Set up the phospho lab to run custom analytics jobs on your logs

Update logs from a DataFrame

After running your analytics jobs, you might want to update the logs with the results.

You can use the push_tasks_df function to push the updated data back to Phospho. This will override the specified fields in the logs.

# Fetch the 3 latest tasks
tasks_df = phospho.tasks_df(limit=3)

Update columns

Make changes to columns. Not all columns are updatable. This is to prevent accidental data loss.

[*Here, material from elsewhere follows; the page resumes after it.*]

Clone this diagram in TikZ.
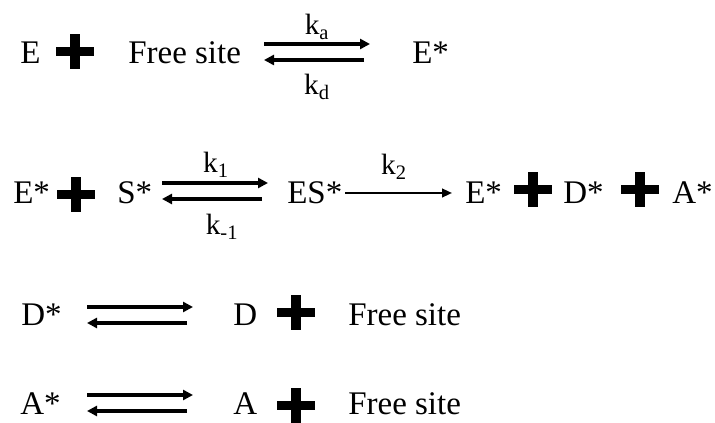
\documentclass[tikz,border=0pt]{standalone}
\usepackage{fontspec}
\setmainfont{Liberation Serif}
\usetikzlibrary{arrows.meta,positioning}

\tikzset{
  species/.style={inner sep=0pt, anchor=base west, font=\fontsize{24.75}{30}\selectfont},
  rate/.style={inner sep=0pt, anchor=base, font=\fontsize{22}{26}\selectfont},
  fwd/.style={-{Triangle[length=7.5pt,width=7.5pt]}, line width=2.6pt},
  onestep/.style={-{Triangle[length=7.5pt,width=6.5pt]}, line width=1.6pt},
  plussign/.pic={
    \fill (-19,-4.5) rectangle (19,4.5);
    \fill (-5,-17.5) rectangle (5,17.5);
  }
}

\begin{document}
\begin{tikzpicture}[x=0.75pt, y=-0.75pt]
  \useasboundingbox (0,0) rectangle (715,423);

  % E adsorbs on a free site
  \node[species] (e1) at (20,64) {E};
  \pic at (75,52) {plussign};
  \node[species] (fs1) at (128,64) {Free site};
  \node[species] (es1) at (412,64) {E*};
  \node[rate] (ka) at (317,35) {k\textsubscript{a}};
  \node[rate] (kd) at (317,95) {k\textsubscript{d}};

  % surface reaction
  \node[species] (e2) at (13,204) {E*};
  \pic at (76,195) {plussign};
  \node[species] (s2) at (117,204) {S*};
  \node[species] (es2) at (287,204) {ES*};
  \node[species] (eb2) at (465,204) {E*};
  \pic at (533,190) {plussign};
  \node[species] (d2) at (563,204) {D*};
  \pic at (640,190) {plussign};
  \node[species] (a2) at (672,204) {A*};
  \node[rate] (k1) at (216,173) {k\textsubscript{1}};
  \node[rate] (km1) at (222,235) {k\textsubscript{-1}};
  \node[rate] (k2) at (394,175) {k\textsubscript{2}};
  \coordinate (k2l) at (345,193);
  \coordinate (k2r) at (452,193);
  \draw[onestep] (k2l) -- (k2r);

  % desorption of D* and A*
  \node[species] (d3) at (21,326) {D*};
  \node[species] (dd3) at (233,326) {D};
  \pic at (296,313) {plussign};
  \node[species] (fs3) at (348,326) {Free site};
  \node[species] (a4) at (20,415) {A*};
  \node[species] (aa4) at (233,415) {A};
  \pic at (296,406) {plussign};
  \node[species] (fs4) at (348,415) {Free site};

  % equilibrium arrows
  \foreach \n/\xl/\xr/\ym in {1/264/370/52, 2/162/268/191, 3/87/193/315, 4/87/193/403} {
    \coordinate (eq\n l) at (\xl,\ym);
    \coordinate (eq\n r) at (\xr,\ym);
    \draw[fwd] ([yshift=6pt]eq\n l) -- ([yshift=6pt]eq\n r);
    \draw[fwd] ([shift={(-4.5pt,-6pt)}]eq\n r) -- ([yshift=-6pt]eq\n l);
  }
\end{tikzpicture}
\end{document}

Here is the list of updatable columns: - task_eval: Literal["success", "failure"] - task_eval_source: str - task_eval_at: datetime - task_metadata: Dict[str, object] (Note: this will override the whole metadata object, not just the specified keys)

If you need to update more fields, feel free to open an issue on the GitHub repository, submit a PR, or directly reach out.

# Make some changes
tasks_df["task_eval"] = "success"
tasks_df["task_metadata"] = tasks_df["task_metadata"].apply(
    # To avoid overriding the whole metadata object, use **x to unpack the existing metadata
    lambda x: {**x, "new_key": "new_value", "stuff": 44}
)

Push updated data

To push the updated data back to Phospho, use the push_tasks_df function. - You need to pass the task_id - As a best practice, pass only the columns you want to update.

# Select only the columns you want to update
phospho.push_tasks_df(tasks_df[["task_id", "task_eval"]])

# To check that the data has been updated
phospho.tasks_df(limit=3)

You're all set. Your custom analytics are now also available in the Phospho UI.